27

De blaadjes knisperen onder mijn voeten en de vogels fluiten naar de anderen om aan te geven dat ik eraan kom. Ik heb me altijd afgevraagd waarom ze dat doen als ik in mijn menselijke gedaante rondloop. Zou het komen doordat de vogels bang zijn voor de mensen? Zou het komen doordat ze aanvoelen dat ik meer ben dan alleen een mens? Een roofdier, dat hen met plezier op zou eten. Vroeger klonk het geluid me als muziek in de oren, nu kan ik het missen als kiespijn. Momenteel kan ik elk geluid of beweging missen als kiespijn.
Waarom ik dan ook in het bos loop, weet ik niet zeker. Het bos heeft altijd een geruststellende werking op me gehad. Een soort medicijn tegen alle nare gedachtes. Vandaag werkt het niet. De geur van natte bladeren dringt mijn neus binnen. Heel even blijf ik staan om te ruiken, om me ergens anders op te focussen dan de twee jongens die elkaar elk moment (om mij) af kunnen maken. Hartstikke leuk. Hoe kan het ook anders.
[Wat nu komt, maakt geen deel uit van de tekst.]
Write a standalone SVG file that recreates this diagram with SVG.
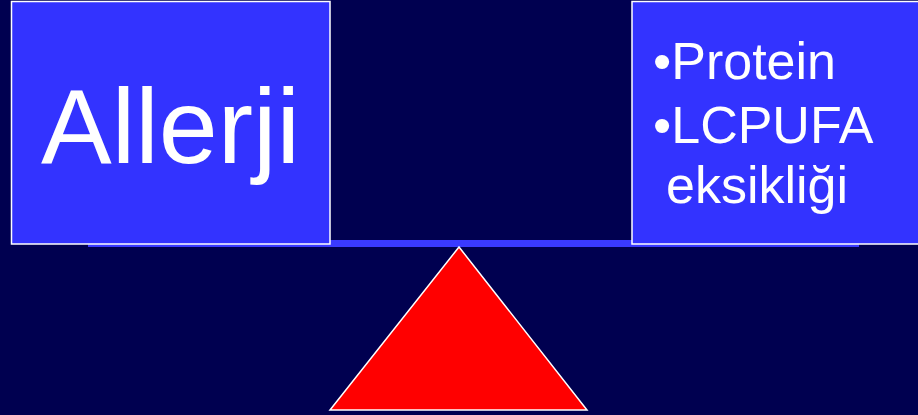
<svg xmlns="http://www.w3.org/2000/svg" width="918" height="415" viewBox="0 0 918 415">
<style>
.box{fill:#3333ff;stroke:#ffffff;stroke-width:1.5}
.t{font-family:"Liberation Sans",Arial,sans-serif;fill:#ffffff}
</style>
<rect x="0" y="0" width="918" height="415" fill="#000050"/>
<g id="beam"><rect x="88" y="240" width="771" height="7" fill="#3a3aff"/></g>
<g id="fulcrum"><polygon points="459,247 587,410 330,410" fill="#ff0000" stroke="#ffffff" stroke-width="1.5"/></g>
<g id="allerji">
<rect class="box" x="11.5" y="1.5" width="318.5" height="242.5"/>
<text class="t" x="41" y="163" font-size="106">Allerji</text>
</g>
<g id="protein">
<rect class="box" x="632" y="1.5" width="290" height="242.5"/>
<text class="t" x="653" y="79" font-size="52">•Protein</text>
<text class="t" x="653" y="143" font-size="52">•LCPUFA</text>
<text class="t" x="666" y="203" font-size="52">eksikliği</text>
</g>
</svg>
Mijn neus pikt een andere geur op. Die van een konijn. Ik hoor opzij wat geritsel en getrappel van pootjes. Ik zie de sporen van een hert in de kersverse modder. Ik ben in het bos. De enige plaats waar ik nog thuishoor. De enige plaats waar ik me nog thuis voel. Best sneu eigenlijk, aangezien je thuis hoort te zijn waar je mate is. Welke, vraag ik me elke seconde af.
Ik verbreek mijn concentratie en loop weer een paar standvastige stappen door. Ik weet zeker dat de modder aan mijn zolen blijft plakken, maar dat maakt me niet uit. Een huis vol troep lopen is wel het minste van mijn problemen.
Een scherpe pijn in mijn zij doorbreekt mijn gedachten. Ik val neer op de grond, het uitkermend van de pijn. Ik voel dat de modder zich aan mijn shirt vasthecht, maar dat draait op de achtergrond. Het pijltje in mijn zij neemt al mijn aandacht in bezit. Nog een pijltje, iets hoger deze keer, dringt mijn lijf binnen. Ik jammer. Als ik het met mijn vinger aanraak, voel ik er iets warms en vloeibaars overheen lopen.
'Je hebt haar al. Je hoeft niet nog een keer te schieten.' gromt een geërgerde stem. Een andere antwoordt woest grommend terug. 'Nog eens.' bromt een lage stem. Het volgende moment dringt een pijn nog een stukje hoger dan de tweede mijn lichaam binnen. Ik slaak een kreet en hoor het gefladder van alle vogeltjes die daardoor wegvliegen.
Een hoofd verschijnt in mijn gezichtsveld, maar echt zien kan ik het niet. Het enige wat overblijft zijn twee smeulende oranje ogen. Ik probeer weg te kruipen, maar ik kan me niet meer bewegen. Een doffe pijn vult mijn hele lichaam nu. Ik voel het gewoon kloppen, te samen met mijn veel te langzaam kloppende hart. En dan wordt alles donker.